Use of valuations outside takeovers documents
41. The Panel recognises that there are many other situations where a document provided to shareholders, or published where they may be expected to see it, will not fall within any requirement for consent to the use of third parties’ statements. If the document contained an attributed broker valuation, the same material included in a bidder’s statement would require consent. It is difficult to see why such documents should be able to be given or published without consent, while a bidder’s statement with the same information or statements would require consent.
42. The Panel accepts that there does appear to be a different legislative treatment of very similar information being made available to very similar target audiences.
43. However, the principles set out in section 602 apply broadly and to all aspects of control transactions. Therefore, the Panel may find that unacceptable circumstances exist even where valuations are used outside bidders’ and targets’ statements. The Panel may make a declaration of unacceptable circumstances and orders as appropriate, if the use of broker recommendations appears to avoid or undermine the purposes of the takeovers chapters, or may prevent the acquisition of control of listed securities taking place in an efficient competitive and informed market.
First Issue 15 December 2006
1 As long as the copy includes all graphics, in their final size, colour and location, a final, bound printer’s version would not necessarily be required, desk-top publishing version would suffice.
2 This should be comparable with the updating allowed by ASIC under Class Order 01/1543.
3 Note For convenience, this Guidance Note is generally drafted to refer only to the use of broker valuations in bidder’s statements. However, its guidance applies equally to their use in a range of control transaction disclosure documents and communications sent to shareholders or otherwise published where they may come within the Panel’s jurisdiction. For example, Section 638(5) operates similarly for a target’s statement. Similarly, the Guidance Note only refers to companies and shares, although it should be taken to apply also to listed managed investment schemes.

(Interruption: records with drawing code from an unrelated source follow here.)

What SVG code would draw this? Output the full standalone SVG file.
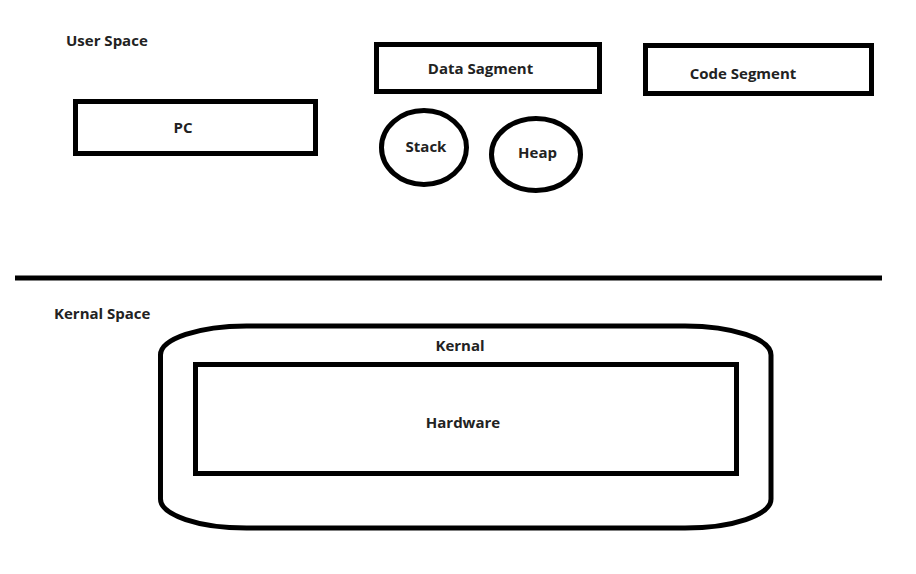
<svg xmlns="http://www.w3.org/2000/svg" width="916" height="574" viewBox="0 0 916 574">
<style>
.s{fill:none;stroke:#000;stroke-width:5}
.t{font-family:"Open Sans","Liberation Sans",sans-serif;font-weight:bold;font-size:15px;fill:#222}
.c{text-anchor:middle}
</style>
<rect width="916" height="574" fill="#fff"/>
<g id="labels">
<text class="t" x="66" y="46">User Space</text>
<text class="t" x="54" y="319">Kernal Space</text>
</g>
<g id="divider">
<line class="s" x1="15" y1="278" x2="882" y2="278"/>
</g>
<g id="pc">
<rect class="s" x="75.5" y="101.5" width="240" height="52"/>
<text class="t c" x="183" y="133">PC</text>
</g>
<g id="data-segment">
<rect class="s" x="376.5" y="44.5" width="223" height="47"/>
<text class="t c" x="480.5" y="74">Data Sagment</text>
</g>
<g id="code-segment">
<rect class="s" x="645.5" y="45.5" width="226" height="48"/>
<text class="t c" x="743" y="79">Code Segment</text>
</g>
<g id="stack">
<ellipse class="s" cx="424" cy="147.5" rx="42.5" ry="37"/>
<text class="t c" x="426" y="152">Stack</text>
</g>
<g id="heap">
<ellipse class="s" cx="536" cy="154.5" rx="44.5" ry="36"/>
<text class="t c" x="537.5" y="158">Heap</text>
</g>
<g id="kernal">
<rect class="s" x="160.5" y="326" width="610.5" height="202" rx="86" ry="29"/>
<text class="t c" x="460" y="351">Kernal</text>
</g>
<g id="hardware">
<rect class="s" x="195.5" y="364.5" width="541" height="109"/>
<text class="t c" x="463" y="428">Hardware</text>
</g>
<g id="connectors"/>
</svg>
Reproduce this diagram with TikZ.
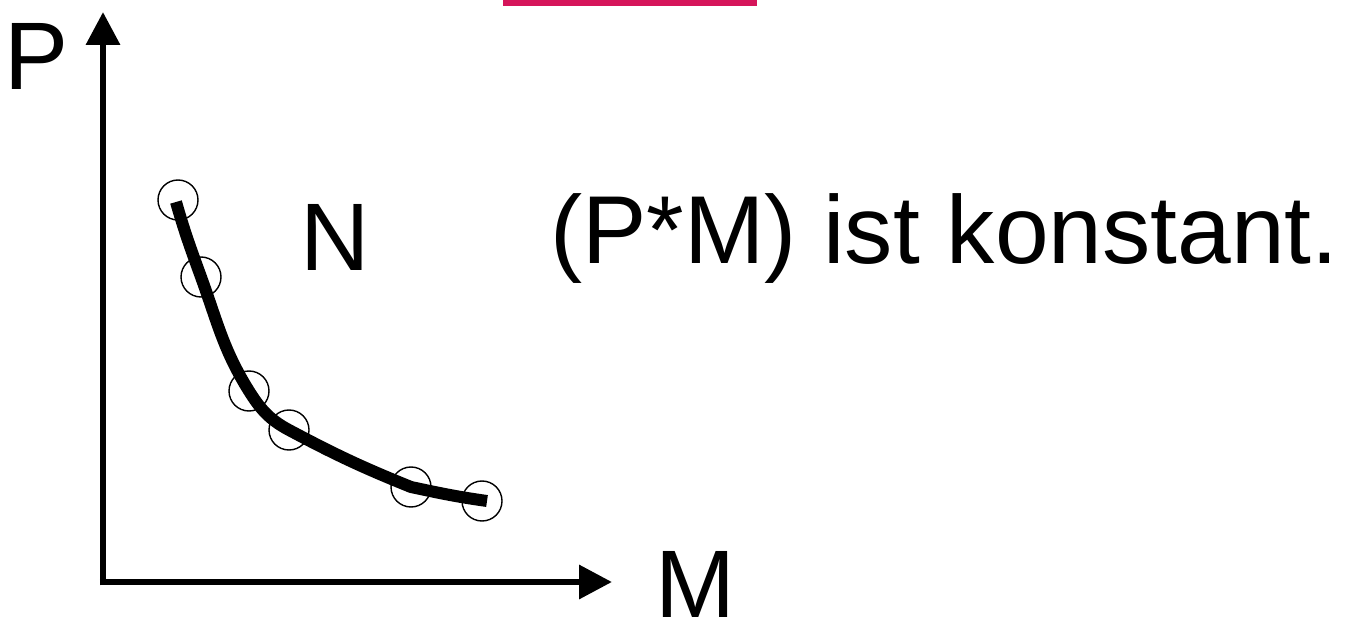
\documentclass[tikz,border=0pt]{standalone}
\usepackage{fontspec}
\setmainfont{Liberation Sans}
\usetikzlibrary{arrows.meta}
\definecolor{barpink}{RGB}{213,21,90}
\tikzset{
  axis/.style={line width=6.5pt, -{Triangle[width=33pt,length=33pt]}},
  lbl/.style={inner sep=0pt, anchor=base, font=\fontsize{96}{110}\selectfont},
  marker/.style={circle, draw, line width=1.4pt, minimum size=40pt, inner sep=0pt},
  curve/.style={line width=12pt, line cap=butt, line join=round}
}
\begin{document}
\begin{tikzpicture}[x=1pt,y=-1pt]
\useasboundingbox (0,0) rectangle (1349,617);
\fill[barpink] (503,0) rectangle (757,6);
% axes
\coordinate (o) at (103,582);
\coordinate (ytip) at (103,12);
\coordinate (xtip) at (612,582);
\draw[axis] ([yshift=-3.25pt]o) -- (ytip);
\draw[axis] ([xshift=-3.25pt]o) -- (xtip);
% labels
\node[lbl] (P) at (37,90) {P};
\node[lbl] (M) at (695,617) {M};
\node[lbl] (N) at (335,271) {N};
\node[lbl, anchor=base west, font=\fontsize{96.5}{110}\selectfont] (txt) at (550,264) {(P*M) ist konstant.};
% markers
\node[marker] (c1) at (178,200) {};
\node[marker] (c2) at (201,277) {};
\node[marker] (c3) at (249,391) {};
\node[marker] (c4) at (289,430) {};
\node[marker] (c5) at (411,487) {};
\node[marker] (c6) at (482,501) {};
% curve
\draw[curve] ([xshift=-2pt,yshift=-2pt]c1.center) to[out=-74,in=110] (c2.center)
  to[out=-70,in=122] (c3.center)
  to[out=-58,in=152] (c4.center)
  to[out=-28,in=158] (c5.center)
  to[out=-12,in=172] ([xshift=5pt]c6.center);
\end{tikzpicture}
\end{document}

4 Frequently, institutional and other large shareholders will have access to a range of broker valuations and retail shareholders will not.
5 A broker, as an AFS licensee, is required to have adequate arrangements for the management of conflicts of interest (section 912A(1)(aa)).
6 It would be confusing, if not misleading, if some of the aggregated broker valuations came from a period before, and some after, the announcement of (or speculation of) a takeover bid. Persons publishing aggregated broker valuations should be careful to ensure that this either does not happen or is carefully explained so that readers may assess what weight they should put on the aggregated valuation.
7 The target would need to agree that such information is provided on the basis that it will not be disclosed to target securityholders without the consent of all of the relevant brokers.